[MITgcm-support] Solution blows up
Shevchenko, Igor
i.shevchenko at imperial.ac.uk
Thu Mar 5 11:19:40 EST 2020
Hi Matt, Jody, and Michael,
I would like to thank you for helping me through the instabilities of the initial configuration
and teaching me how to cope with them. I have taken all your advices onboard.
It is happened that MITgcm is rather sensitive to initial configurations, and filling some values
with defaults (it was just a few in my case to pay that much attention to them) is really not a good idea even
when using small time steps (I dropped my dt from 200s to 2s and it didn't help).
It happened that my interpolation function did interpolate using just a few land points, which I filled with defaults.

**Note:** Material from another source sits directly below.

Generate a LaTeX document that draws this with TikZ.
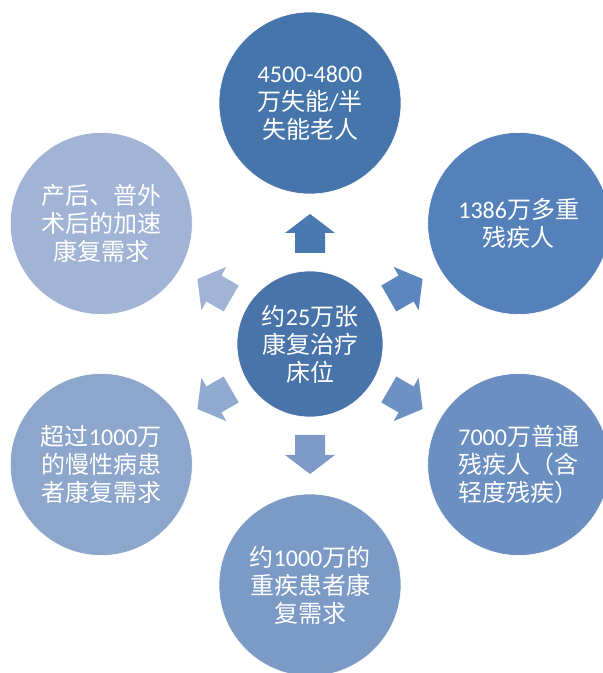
\documentclass[tikz,border=0pt]{standalone}
\usepackage{fontspec}
\setmainfont{Carlito}
\newfontfamily\cjk{Noto Sans CJK SC}
\newcommand\lat[1]{{\rmfamily #1}}
\definecolor{c0}{HTML}{4874AA}
\definecolor{c1}{HTML}{4675AB}
\definecolor{c2}{HTML}{5481BA}
\definecolor{c3}{HTML}{6A8FC0}
\definecolor{c4}{HTML}{7C9AC6}
\definecolor{c5}{HTML}{8DA6CC}
\definecolor{c6}{HTML}{A1B4D5}
\definecolor{a1}{HTML}{4A79B2}
\definecolor{a2}{HTML}{5B86BE}
\definecolor{a3}{HTML}{6C91C2}
\definecolor{a4}{HTML}{7E9BC8}
\definecolor{a5}{HTML}{90A9CF}
\definecolor{a6}{HTML}{A1B4D5}
\begin{document}
\begin{tikzpicture}[x=1pt,y=1pt,
  bub/.style={circle, minimum size=182pt, inner sep=0pt, fill=#1, draw=white, line width=0.6pt,
    text=white, align=center, font=\cjk\fontsize{24}{28}\selectfont},
  blockarrow/.pic={\fill (91,-15) -- (111,-15) -- (111,-25) -- (130,0) -- (111,25) -- (111,15) -- (91,15) -- cycle;},
]
\useasboundingbox (0,0) rectangle (603,673);
\coordinate (c) at (310,329);
\node[bub=c0, minimum size=146pt] (mid) at (c) {约\lat{25}万张\\康复治疗\\床位};
\node[bub=c1] (n1) at ([shift={(90:241)}]c) {\lat{4500-4800}\\万失能\lat{/}半\\失能老人};
\node[bub=c2] (n2) at ([shift={(30:241)}]c) {\lat{1386}万多重\\残疾人};
\node[bub=c3] (n3) at ([shift={(-30:241)}]c) {\lat{7000}万普通\\残疾人（含\\轻度残疾）};
\node[bub=c4] (n4) at ([shift={(-90:241)}]c) {约\lat{1000}万的\\重疾患者康\\复需求};
\node[bub=c5] (n5) at ([shift={(210:241)}]c) {超过\lat{1000}万\\的慢性病患\\者康复需求};
\node[bub=c6] (n6) at ([shift={(150:241)}]c) {产后、普外\\术后的加速\\康复需求};
\pic[fill=a1, rotate=90] at (c) {blockarrow};
\pic[fill=a2, rotate=30] at (c) {blockarrow};
\pic[fill=a3, rotate=-30] at (c) {blockarrow};
\pic[fill=a4, rotate=-90] at (c) {blockarrow};
\pic[fill=a5, rotate=210] at (c) {blockarrow};
\pic[fill=a6, rotate=150] at (c) {blockarrow};
\end{tikzpicture}
\end{document}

Now, the normal functionality is restored! Thank you very much again!
Best regards,
Igor
________________________________________
From: MITgcm-support <mitgcm-support-bounces at mitgcm.org> on behalf of Matthew Mazloff <mmazloff at ucsd.edu>
Sent: 04 March 2020 17:18
To: mitgcm-support at mitgcm.org
Subject: Re: [MITgcm-support] Solution blows up
Its due to how you interpolate 1/12 to 1/6. You have to use caution.
Do the 1/6 and the 1/12 have the same number of z levels? If not you have to use caution here. LIkely interpolate in horizontal and then in depth. As you go down extrapolate deeper in a stratification stable way.
Some notes
- Obviously there can be no extrapolation from land, and I assume you did that correct.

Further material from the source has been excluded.